Cuando terminó la segunda guerra mundial (en agosto de 1945, con la rendición de Japón) muchos pensaron que la tragedia que representó en vidas perdidas (más de 60 millones de personas, 2/3 civiles) y bienes destruidos (de valor incalculable) serviría de advertencia para el futuro. Además, había aparecido el arma nuclear que causaba en segundos más daños que los experimentados en cualquier conflicto anterior. Nunca, pues, se repetiría! No fue así. No cesaron de disparar los cañones ni dejaron de estallar las bombas. Y las ideas y sentimientos (nacionalismo, liberación de los oprimidos) que se había despertado sustentarían nuevas luchas. En realidad, el sistema creado en la Conferencia de San Francisco para garantizar la paz no resultó plenamente eficaz. Porque sus bases reposan en un frágil equilibrio de potencias, amenazado por los intereses encontrados de ellas mismas y la pretensión de los excluidos de ejercer mayor influencia, lo que lo paraliza.

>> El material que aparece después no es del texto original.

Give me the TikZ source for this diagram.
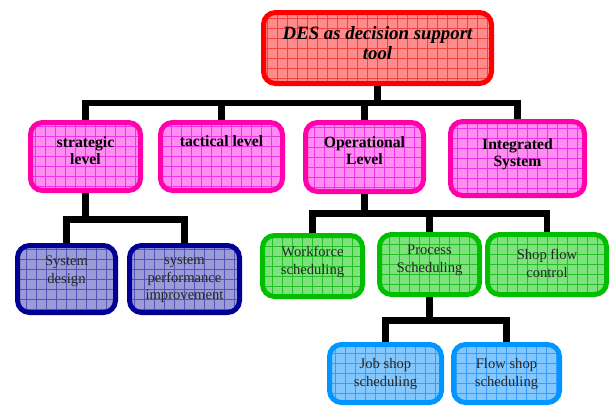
\documentclass[tikz,border=0pt]{standalone}
\usepackage{fontspec}
\setmainfont{Liberation Serif}

% box colours: border, fill, grid
\definecolor{redB}{RGB}{255,0,0}
\definecolor{redF}{RGB}{255,140,140}
\definecolor{redG}{RGB}{245,40,40}
\definecolor{magB}{RGB}{255,0,170}
\definecolor{magF}{RGB}{255,140,240}
\definecolor{magG}{RGB}{235,20,235}
\definecolor{navB}{RGB}{0,0,150}
\definecolor{navF}{RGB}{155,155,215}
\definecolor{navG}{RGB}{60,60,175}
\definecolor{grnB}{RGB}{0,190,0}
\definecolor{grnF}{RGB}{125,225,125}
\definecolor{grnG}{RGB}{10,180,10}
\definecolor{cyaB}{RGB}{0,150,255}
\definecolor{cyaF}{RGB}{130,200,255}
\definecolor{cyaG}{RGB}{30,140,255}

\tikzset{
  tile/.style={draw, line width=5pt, rounded corners=12pt, inner sep=0pt},
  gridded/.style={path picture={
      \draw[#1, line width=0.45pt, opacity=0.75]
        ([shift={(-10pt,-10pt)}]path picture bounding box.south west) grid[step=10pt]
        ([shift={(10pt,10pt)}]path picture bounding box.north east);}},
  redtile/.style={tile, draw=redB, fill=redF, gridded=redG},
  magtile/.style={tile, draw=magB, fill=magF, gridded=magG},
  navtile/.style={tile, draw=navB, fill=navF, gridded=navG},
  grntile/.style={tile, draw=grnB, fill=grnF, gridded=grnG},
  cyatile/.style={tile, draw=cyaB, fill=cyaF, gridded=cyaG},
  toptext/.style={align=center, inner sep=0pt,
    font=\fontsize{18.8}{20}\selectfont\bfseries\itshape},
  midtext/.style={align=center, inner sep=0pt,
    font=\fontsize{15.7}{17.5}\selectfont\bfseries},
  lowtext/.style={align=center, inner sep=0pt, text=black!85,
    font=\fontsize{14.6}{17.8}\selectfont},
  link/.style={draw=black, line width=6.5pt, line join=miter, line cap=butt},
}

\begin{document}
\begin{tikzpicture}[x=1pt, y=-1pt]
\useasboundingbox (0,0) rectangle (611,407);

% bar levels of the tree
\coordinate (barA) at (0,103);
\coordinate (barB) at (0,219.5);
\coordinate (barC) at (0,213.5);
\coordinate (barD) at (0,320.5);

% boxes
\node[redtile, minimum width=228pt, minimum height=71pt] (des) at (377.5,48) {};

\node[magtile, minimum width=110pt, minimum height=68pt] (strat) at (85.5,156.5) {};
\node[magtile, minimum width=122pt, minimum height=68pt] (tact) at (221.5,156.5) {};
\node[magtile, minimum width=118pt, minimum height=69pt] (oper) at (364.5,157) {};
\node[magtile, minimum width=134pt, minimum height=74pt] (integ) at (517.5,158.5) {};

\node[navtile, minimum width=98pt, minimum height=67pt] (sysd) at (66.5,279) {};
\node[navtile, minimum width=110pt, minimum height=67pt] (sysp) at (184.5,279) {};

\node[grntile, minimum width=100pt, minimum height=61pt] (work) at (312.5,266) {};
\node[grntile, minimum width=100pt, minimum height=60pt] (proc) at (429.5,264.5) {};
\node[grntile, minimum width=119pt, minimum height=60pt] (shop) at (547,264.5) {};

\node[cyatile, minimum width=112pt, minimum height=58pt] (job) at (385.5,373.5) {};
\node[cyatile, minimum width=106pt, minimum height=58pt] (flow) at (506.5,373.5) {};

% labels
\node[toptext] (des-t) at (377.5,43) {DES as decision support\\tool};
\node[midtext] (strat-t) at (85.5,150.5) {strategic\\level};
\node[midtext] (tact-t) at (221.5,141) {tactical level};
\node[midtext] (oper-t) at (364.5,150.5) {Operational\\Level};
\node[midtext] (integ-t) at (517.5,154) {Integrated\\System};
\node[lowtext] (sysd-t) at (66.5,271) {System\\design};
\node[lowtext] (sysp-t) at (184.5,279.5) {system\\performance\\improvement};
\node[lowtext] (work-t) at (312.5,262) {Workforce\\scheduling};
\node[lowtext] (proc-t) at (429.5,260) {Process\\Scheduling};
\node[lowtext] (shop-t) at (547,263.5) {Shop flow\\control};
\node[lowtext] (job-t) at (385.5,374) {Job shop\\scheduling};
\node[lowtext] (flow-t) at (506.5,374) {Flow shop\\scheduling};

% connectors
\draw[link] (des.south) -- (des.south |- barA);
\draw[link] (strat.north) -- (strat.north |- barA) -- (integ.north |- barA) -- (integ.north);
\draw[link] (tact.north) -- (tact.north |- barA);
\draw[link] (oper.north) -- (oper.north |- barA);

\draw[link] (strat.south) -- (strat.south |- barB);
\draw[link] (sysd.north) -- (sysd.north |- barB) -- (sysp.north |- barB) -- (sysp.north);

\draw[link] (oper.south) -- (oper.south |- barC);
\draw[link] (work.north) -- (work.north |- barC) -- (shop.north |- barC) -- (shop.north);
\draw[link] (proc.north) -- (proc.north |- barC);

\draw[link] (proc.south) -- (proc.south |- barD);
\draw[link] (job.north) -- (job.north |- barD) -- (flow.north |- barD) -- (flow.north);
\end{tikzpicture}
\end{document}
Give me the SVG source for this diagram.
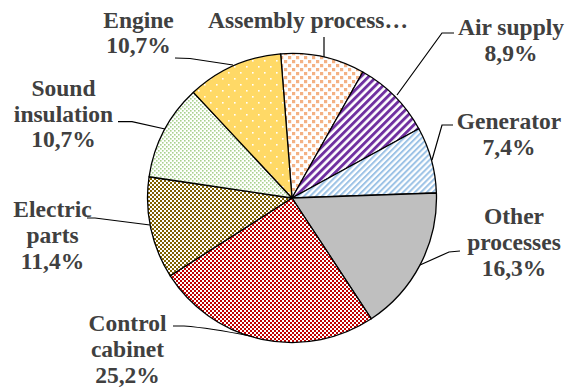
<svg xmlns="http://www.w3.org/2000/svg" width="567" height="389" viewBox="0 0 567 389">
<style>
.lbl{font-family:"Liberation Serif","Times New Roman",serif;font-weight:bold;font-size:23.5px;fill:#404040;text-anchor:middle}
.sl{stroke:#000;stroke-width:1.3;stroke-linejoin:round}
.ld{fill:none;stroke:#000;stroke-width:1.2}
</style>
<defs>
<pattern id="pAsm" width="8" height="8" patternUnits="userSpaceOnUse">
<rect width="8" height="8" fill="#fff"/>
<rect x="0" y="0" width="3.2" height="3.2" fill="#F4B183"/>
<rect x="4" y="4" width="3.2" height="3.2" fill="#F4B183"/>
</pattern>
<pattern id="pAir" width="5.5" height="5.5" patternUnits="userSpaceOnUse" patternTransform="rotate(45)">
<rect width="5.5" height="5.5" fill="#fff"/>
<rect x="0" y="0" width="2.9" height="5.5" fill="#7030A0"/>
</pattern>
<pattern id="pGen" width="4.2" height="4.2" patternUnits="userSpaceOnUse" patternTransform="rotate(45)">
<rect width="4.2" height="4.2" fill="#fff"/>
<rect x="0" y="0" width="2" height="4.2" fill="#9DC3E6"/>
</pattern>
<pattern id="pCtl" width="4" height="4" patternUnits="userSpaceOnUse">
<rect width="4" height="4" fill="#fff"/>
<rect x="0" y="0" width="2" height="2" fill="#C00000"/>
<rect x="2" y="2" width="2" height="2" fill="#C00000"/>
</pattern>
<pattern id="pEle" width="4" height="4" patternUnits="userSpaceOnUse">
<rect width="4" height="4" fill="#fff"/>
<rect x="0" y="0" width="2" height="2" fill="#7F6000"/>
<rect x="2" y="2" width="2" height="2" fill="#7F6000"/>
</pattern>
<pattern id="pSnd" width="4" height="4" patternUnits="userSpaceOnUse">
<rect width="4" height="4" fill="#fff"/>
<rect x="0" y="0" width="1.6" height="1.6" fill="#A9D18E"/>
<rect x="2" y="2" width="1.6" height="1.6" fill="#A9D18E"/>
</pattern>
<pattern id="pEng" width="12" height="12" patternUnits="userSpaceOnUse">
<rect width="12" height="12" fill="#FFD966"/>
<rect x="0" y="0" width="1.6" height="1.6" fill="#fff"/>
<rect x="6" y="6" width="1.6" height="1.6" fill="#fff"/>
</pattern>
</defs>
<rect width="567" height="389" fill="#fff"/>
<g id="pie">
<g id="slice-assembly"><path class="sl" fill="url(#pAsm)" d="M292,198 L280.66,53.94 A144.5,144.5 0 0 1 362.81,72.04 Z"/></g>
<g id="slice-air"><path class="sl" fill="url(#pAir)" d="M292,198 L362.81,72.04 A144.5,144.5 0 0 1 418.86,128.80 Z"/></g>
<g id="slice-generator"><path class="sl" fill="url(#pGen)" d="M292,198 L418.86,128.80 A144.5,144.5 0 0 1 436.41,193.01 Z"/></g>
<g id="slice-other"><path class="sl" fill="#BFBFBF" d="M292,198 L436.41,193.01 A144.5,144.5 0 0 1 371.33,318.77 Z"/></g>
<g id="slice-control"><path class="sl" fill="url(#pCtl)" d="M292,198 L371.33,318.77 A144.5,144.5 0 0 1 170.24,275.82 Z"/></g>
<g id="slice-electric"><path class="sl" fill="url(#pEle)" d="M292,198 L170.24,275.82 A144.5,144.5 0 0 1 149.07,176.74 Z"/></g>
<g id="slice-sound"><path class="sl" fill="url(#pSnd)" d="M292,198 L149.07,176.74 A144.5,144.5 0 0 1 193.43,92.34 Z"/></g>
<g id="slice-engine"><path class="sl" fill="url(#pEng)" d="M292,198 L193.43,92.34 A144.5,144.5 0 0 1 280.66,53.94 Z"/></g>
</g>
<g id="connectors">
<path class="ld" d="M175,58 L190,58.5 L233,65"/>
<path class="ld" d="M324,37 L324,57"/>
<path class="ld" d="M454,33 L442,33 L397,95"/>
<path class="ld" d="M453,125 L442,125 L432,160"/>
<path class="ld" d="M460,251 L449,252 L420,265"/>
<path class="ld" d="M173,326 L184,326 Q210,328 250,336"/>
<path class="ld" d="M87,218 L95,218 L150,225"/>
<path class="ld" d="M118,121.7 L132,121.7 L165,129"/>
</g>
<g id="label-engine"><text class="lbl"><tspan x="138.5" y="28">Engine</tspan><tspan x="138.5" y="53">10,7%</tspan></text></g>
<g id="label-assembly"><text class="lbl"><tspan x="308" y="28">Assembly process…</tspan></text></g>
<g id="label-air"><text class="lbl"><tspan x="511" y="35">Air supply</tspan><tspan x="511" y="61">8,9%</tspan></text></g>
<g id="label-generator"><text class="lbl"><tspan x="509" y="129">Generator</tspan><tspan x="509" y="155">7,4%</tspan></text></g>
<g id="label-other"><text class="lbl"><tspan x="514" y="224">Other</tspan><tspan x="514" y="250">processes</tspan><tspan x="514" y="276">16,3%</tspan></text></g>
<g id="label-control"><text class="lbl"><tspan x="127.5" y="331">Control</tspan><tspan x="127.5" y="357">cabinet</tspan><tspan x="127.5" y="383">25,2%</tspan></text></g>
<g id="label-electric"><text class="lbl"><tspan x="52.5" y="217">Electric</tspan><tspan x="52.5" y="243">parts</tspan><tspan x="52.5" y="269">11,4%</tspan></text></g>
<g id="label-sound"><text class="lbl"><tspan x="63.5" y="96">Sound</tspan><tspan x="63.5" y="122">insulation</tspan><tspan x="63.5" y="147">10,7%</tspan></text></g>
</svg>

Vivimos la herencia del sistema de paz armada instalado en 1945. Porque los vencedores no tenían los mismos propósitos y, en consecuencia, se enfrentaron posteriormente (si bien no directamente); o carecían de unidad interna (por desacuerdos entre los grupos dirigentes o la aspiración a la autonomía de entidades que integraban sus estructuras). En todo caso las diferencias dieron origen a conflictos de gran amplitud, que han causado millones de muertos: en China, en Corea, en India, en Indochina, en África, en Medio Oriente, en Centroamérica y también en Europa. Porque conviene recordar que allí se sucedieron la guerra civil de Grecia (1946-1948), la división de Chipre (1974) y la implosión de Yugoslavia (1991-2001). Son, en realidad, la continuación de un proceso o de una marcha, que responde a instintos o aspiraciones – nobles unos, indignos otros – de la naturaleza humana. Para manejarlos, sin negarlos, se requiere “atreverse a pensar”, como reclamaba Horacio.
La historia de la humanidad es en gran medida la de los enfrentamientos entre seres de una misma especie. Los narran los libros, desde los más antiguos. Pero, también es la de los anhelos de paz. Lo atestiguan los numerosos tratados suscritos entre los combatientes, grabados en piedra en los primeros tiempos. Esa aspiración alienta el ánimo de detener la muerte y la destrucción que lleva consigo la lucha. Pareciera que nunca se ha de lograr en forma completa, pero se insiste siempre. Porque la historia – cuyo rumbo corresponde al hombre en libertad por voluntad del Creador – tiene sus caminos.